The folks at [yellow tail] helpfully conducted an [online survey] of American wine drinkers recently, and the findings are depressing for wine producers -- unless you're [yellow tail].
The purpose was to position Yellow Tail Reserve as a special occasion wine, so you have to consider the results in that light. However, I don't see any reason to doubt these numbers; they seem right.
The most interesting answer came to this question: "If you are are entertaining at home to celebrate 'Life's Little Special Occasions,' how much would you spend on a bottle of wine?" (That's their wording, not mine. Reminds me of The Simpsons' dog.)
$3 - $5.99 3%
$6 - $9.99 15%
$10 - $14.99 43%
$15 - $19.99 25%
$20 and up 14%
Wow, Americans are cheap!
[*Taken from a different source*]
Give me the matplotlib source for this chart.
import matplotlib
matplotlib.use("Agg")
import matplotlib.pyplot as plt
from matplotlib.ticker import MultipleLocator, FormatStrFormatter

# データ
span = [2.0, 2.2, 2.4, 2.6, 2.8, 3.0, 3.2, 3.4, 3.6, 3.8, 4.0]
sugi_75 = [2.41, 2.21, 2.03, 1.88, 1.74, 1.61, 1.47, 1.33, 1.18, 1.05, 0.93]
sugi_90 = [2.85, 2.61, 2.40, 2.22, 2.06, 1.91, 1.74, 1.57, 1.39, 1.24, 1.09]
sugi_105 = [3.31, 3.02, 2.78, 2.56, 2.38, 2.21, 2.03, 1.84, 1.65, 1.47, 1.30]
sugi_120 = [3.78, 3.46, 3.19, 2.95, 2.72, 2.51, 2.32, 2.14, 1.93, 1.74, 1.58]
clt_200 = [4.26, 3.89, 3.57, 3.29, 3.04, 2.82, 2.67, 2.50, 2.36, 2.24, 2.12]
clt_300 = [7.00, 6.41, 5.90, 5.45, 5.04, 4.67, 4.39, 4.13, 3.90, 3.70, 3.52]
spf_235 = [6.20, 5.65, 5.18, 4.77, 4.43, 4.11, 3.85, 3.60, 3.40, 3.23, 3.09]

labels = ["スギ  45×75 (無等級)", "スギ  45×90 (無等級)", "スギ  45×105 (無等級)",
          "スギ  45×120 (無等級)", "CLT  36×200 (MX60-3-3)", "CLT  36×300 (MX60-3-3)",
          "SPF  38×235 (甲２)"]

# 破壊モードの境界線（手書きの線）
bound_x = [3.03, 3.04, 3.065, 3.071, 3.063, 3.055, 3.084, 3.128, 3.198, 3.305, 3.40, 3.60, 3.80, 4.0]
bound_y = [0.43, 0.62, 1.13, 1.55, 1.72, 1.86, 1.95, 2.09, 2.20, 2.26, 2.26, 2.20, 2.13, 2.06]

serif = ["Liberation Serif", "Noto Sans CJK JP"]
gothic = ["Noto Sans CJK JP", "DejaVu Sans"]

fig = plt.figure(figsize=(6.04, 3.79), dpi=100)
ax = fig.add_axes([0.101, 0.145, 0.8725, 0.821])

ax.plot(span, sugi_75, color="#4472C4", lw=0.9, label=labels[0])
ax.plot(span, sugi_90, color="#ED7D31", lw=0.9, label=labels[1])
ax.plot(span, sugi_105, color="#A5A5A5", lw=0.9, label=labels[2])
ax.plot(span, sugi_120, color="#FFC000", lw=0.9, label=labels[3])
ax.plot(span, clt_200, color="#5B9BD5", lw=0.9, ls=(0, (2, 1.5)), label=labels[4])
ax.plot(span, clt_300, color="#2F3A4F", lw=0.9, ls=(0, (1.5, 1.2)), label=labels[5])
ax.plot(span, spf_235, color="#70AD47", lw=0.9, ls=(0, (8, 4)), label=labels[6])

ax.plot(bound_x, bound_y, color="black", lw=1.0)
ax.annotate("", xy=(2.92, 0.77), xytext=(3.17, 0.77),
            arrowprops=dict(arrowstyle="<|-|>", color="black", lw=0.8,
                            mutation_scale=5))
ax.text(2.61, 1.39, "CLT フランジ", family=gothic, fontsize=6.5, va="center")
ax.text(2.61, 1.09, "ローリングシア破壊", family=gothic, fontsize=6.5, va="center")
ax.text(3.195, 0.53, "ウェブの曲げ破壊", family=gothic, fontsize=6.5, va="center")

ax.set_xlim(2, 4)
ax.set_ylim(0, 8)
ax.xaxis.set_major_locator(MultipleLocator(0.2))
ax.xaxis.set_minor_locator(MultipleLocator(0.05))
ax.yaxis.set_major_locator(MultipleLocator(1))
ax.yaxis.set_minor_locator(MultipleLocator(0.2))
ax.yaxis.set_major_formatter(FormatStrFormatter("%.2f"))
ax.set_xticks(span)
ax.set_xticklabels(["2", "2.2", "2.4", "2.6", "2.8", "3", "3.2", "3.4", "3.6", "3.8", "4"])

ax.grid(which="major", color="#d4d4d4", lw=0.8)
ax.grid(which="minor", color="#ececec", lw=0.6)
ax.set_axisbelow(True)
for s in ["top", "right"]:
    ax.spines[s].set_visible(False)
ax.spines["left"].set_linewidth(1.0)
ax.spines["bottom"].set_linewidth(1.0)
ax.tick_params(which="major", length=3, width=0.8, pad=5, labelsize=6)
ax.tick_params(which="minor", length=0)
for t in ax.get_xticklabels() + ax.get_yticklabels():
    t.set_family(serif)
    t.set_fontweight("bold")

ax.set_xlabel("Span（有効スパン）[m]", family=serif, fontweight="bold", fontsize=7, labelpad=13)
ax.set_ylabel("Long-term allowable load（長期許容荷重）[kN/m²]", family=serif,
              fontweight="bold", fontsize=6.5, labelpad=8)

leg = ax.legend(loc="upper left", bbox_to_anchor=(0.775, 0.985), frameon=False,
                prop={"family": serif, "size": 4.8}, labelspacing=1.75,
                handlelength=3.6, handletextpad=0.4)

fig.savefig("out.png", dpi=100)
I feel sorry for the fully 18% of Americans who think a special occasion wine is something under $10. Sure, there are decent wines in that price range (Vinho Verde!), but splurge wines?
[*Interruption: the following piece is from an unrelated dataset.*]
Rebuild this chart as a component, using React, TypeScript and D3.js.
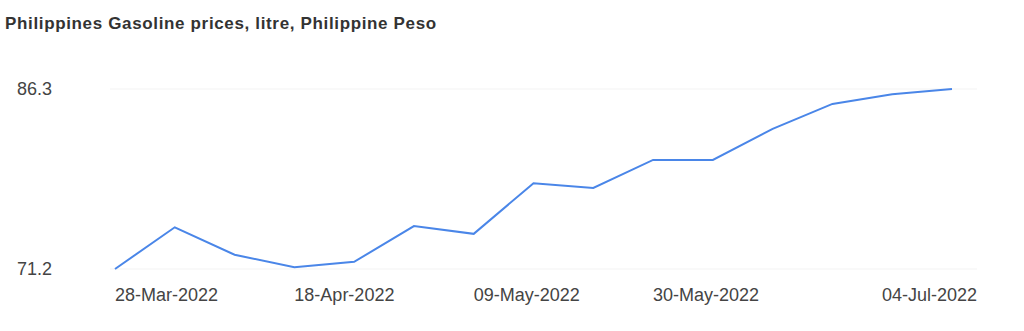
import React from "react";
import * as d3 from "d3";

const title = "Philippines Gasoline prices, litre, Philippine Peso";
const dates = [
  "28-Mar-2022", "04-Apr-2022", "11-Apr-2022", "18-Apr-2022", "25-Apr-2022",
  "02-May-2022", "09-May-2022", "16-May-2022", "23-May-2022", "30-May-2022",
  "06-Jun-2022", "13-Jun-2022", "20-Jun-2022", "27-Jun-2022", "04-Jul-2022",
];
const prices = [71.2, 74.7, 72.4, 71.35, 71.8, 74.8, 74.15, 78.4, 78.0, 80.35, 80.35, 82.95, 85.05, 85.85, 86.3];
const yTicks = [71.2, 86.3];
const xLabelIdx = [0, 3, 6, 9];
const lastLabel = "04-Jul-2022";

const W = 1024, H = 331;
const left = 115, right = 952, top = 89, bottom = 269;

export default function App() {
  const x = d3.scaleLinear().domain([0, dates.length - 1]).range([left, right]);
  const y = d3.scaleLinear().domain([71.2, 86.3]).range([bottom, top]);
  const line = d3.line<number>().x((_, i) => x(i)).y((d) => y(d));
  const font = "'Liberation Sans', Arial, sans-serif";
  return (
    <svg width={W} height={H} style={{ position: "absolute", left: 0, top: 0, background: "#fff" }}>
      <text x={5} y={29} fontFamily={font} fontWeight="bold" fontSize={17} letterSpacing={0.65} fill="#333">{title}</text>
      {yTicks.map((t) => (
        <g key={t}>
          <line x1={110} x2={977} y1={y(t)} y2={y(t)} stroke="#f3f3f3" strokeWidth={1} />
          <text x={17} y={y(t)} dy="0.35em" fontFamily={font} fontSize={18} fill="#444">{t.toFixed(1)}</text>
        </g>
      ))}
      {xLabelIdx.map((i) => (
        <text key={i} x={x(i)} y={301} fontFamily={font} fontSize={18} fill="#444">{dates[i]}</text>
      ))}
      <text x={977} y={301} textAnchor="end" fontFamily={font} fontSize={18} fill="#444">{lastLabel}</text>
      <path d={line(prices) || ""} fill="none" stroke="#4a86e8" strokeWidth={2} />
    </svg>
  );
}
More significant is that a plurality of folks think going up into 4 digits marks a special occasion. That just makes me sad, because to me the sweet spot for good value and interesting wines of terroir is about $15 - $25.
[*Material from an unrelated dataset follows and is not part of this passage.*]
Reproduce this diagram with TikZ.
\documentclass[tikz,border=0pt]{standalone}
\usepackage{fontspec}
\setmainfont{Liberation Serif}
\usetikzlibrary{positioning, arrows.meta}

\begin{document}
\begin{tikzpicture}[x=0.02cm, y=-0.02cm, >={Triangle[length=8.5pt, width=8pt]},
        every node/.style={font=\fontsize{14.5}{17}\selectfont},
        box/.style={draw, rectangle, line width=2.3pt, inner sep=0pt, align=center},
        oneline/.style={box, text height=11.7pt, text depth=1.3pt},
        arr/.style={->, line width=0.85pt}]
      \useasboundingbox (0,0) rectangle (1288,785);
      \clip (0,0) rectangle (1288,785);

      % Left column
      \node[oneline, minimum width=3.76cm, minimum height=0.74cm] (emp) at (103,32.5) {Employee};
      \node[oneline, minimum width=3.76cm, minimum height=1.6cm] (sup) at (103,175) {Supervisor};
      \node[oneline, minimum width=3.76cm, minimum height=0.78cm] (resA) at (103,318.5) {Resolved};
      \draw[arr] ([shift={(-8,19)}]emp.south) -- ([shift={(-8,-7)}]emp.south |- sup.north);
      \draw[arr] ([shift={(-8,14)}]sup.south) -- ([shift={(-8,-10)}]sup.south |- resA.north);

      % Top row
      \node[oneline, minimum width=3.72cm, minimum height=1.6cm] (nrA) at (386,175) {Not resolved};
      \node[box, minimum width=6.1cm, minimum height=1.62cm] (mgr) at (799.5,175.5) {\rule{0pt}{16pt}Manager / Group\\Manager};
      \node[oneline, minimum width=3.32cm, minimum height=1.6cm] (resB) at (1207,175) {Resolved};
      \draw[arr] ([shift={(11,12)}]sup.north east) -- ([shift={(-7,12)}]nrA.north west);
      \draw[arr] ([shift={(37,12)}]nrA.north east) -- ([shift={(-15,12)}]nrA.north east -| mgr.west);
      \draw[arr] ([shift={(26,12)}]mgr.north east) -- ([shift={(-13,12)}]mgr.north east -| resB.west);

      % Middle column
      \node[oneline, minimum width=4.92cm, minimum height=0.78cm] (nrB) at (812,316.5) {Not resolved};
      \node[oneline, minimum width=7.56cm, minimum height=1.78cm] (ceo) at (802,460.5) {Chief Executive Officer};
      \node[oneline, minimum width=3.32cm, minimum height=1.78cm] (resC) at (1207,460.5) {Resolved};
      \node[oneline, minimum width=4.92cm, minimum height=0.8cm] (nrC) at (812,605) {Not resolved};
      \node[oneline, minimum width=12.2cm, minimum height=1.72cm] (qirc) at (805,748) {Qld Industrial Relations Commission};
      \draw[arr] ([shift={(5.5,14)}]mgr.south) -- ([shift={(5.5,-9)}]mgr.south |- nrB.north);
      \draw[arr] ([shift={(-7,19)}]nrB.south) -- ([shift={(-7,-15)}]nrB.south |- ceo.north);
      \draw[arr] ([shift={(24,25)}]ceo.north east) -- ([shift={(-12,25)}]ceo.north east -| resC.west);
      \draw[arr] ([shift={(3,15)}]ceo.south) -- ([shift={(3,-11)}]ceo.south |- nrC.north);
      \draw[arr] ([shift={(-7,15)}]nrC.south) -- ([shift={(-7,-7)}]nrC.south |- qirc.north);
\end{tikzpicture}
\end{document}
What this poll explains is why so many cheap wines have pretentious subtitles: "Vintners Reserve" or "Private Selection." They're selling an illusion. It's like a funeral in a trailer park, with everyone in shiny suits and clip-on ties.
It also means that every winery in Napa Valley and Oregon and Burgundy and other regions that don't really make cheap wines are competing for just 14% of wine drinkers. I suppose that's not surprising.
But it does make me reflect on writing about wine. I'm doing a piece on Burgundy for Wine Review Online right now, and I didn't know what the wines cost when I tasted them. So I look them up and discover that even an Auxey-Duresses, not a fancy region, that I loved costs $44. And that Batard-Montrachet that was so nice? $235. I don't think anybody would spend that kind of money on my recommendation alone.
Yet I'm not unusual. The great majority of stories about wine are about wines over $20, because they're usually the wines with the most interesting tales to tell -- plus they're more likely to be good. As a group, wine writers are writing 86% of our stories about wines that only 14% of Americans will ever drink.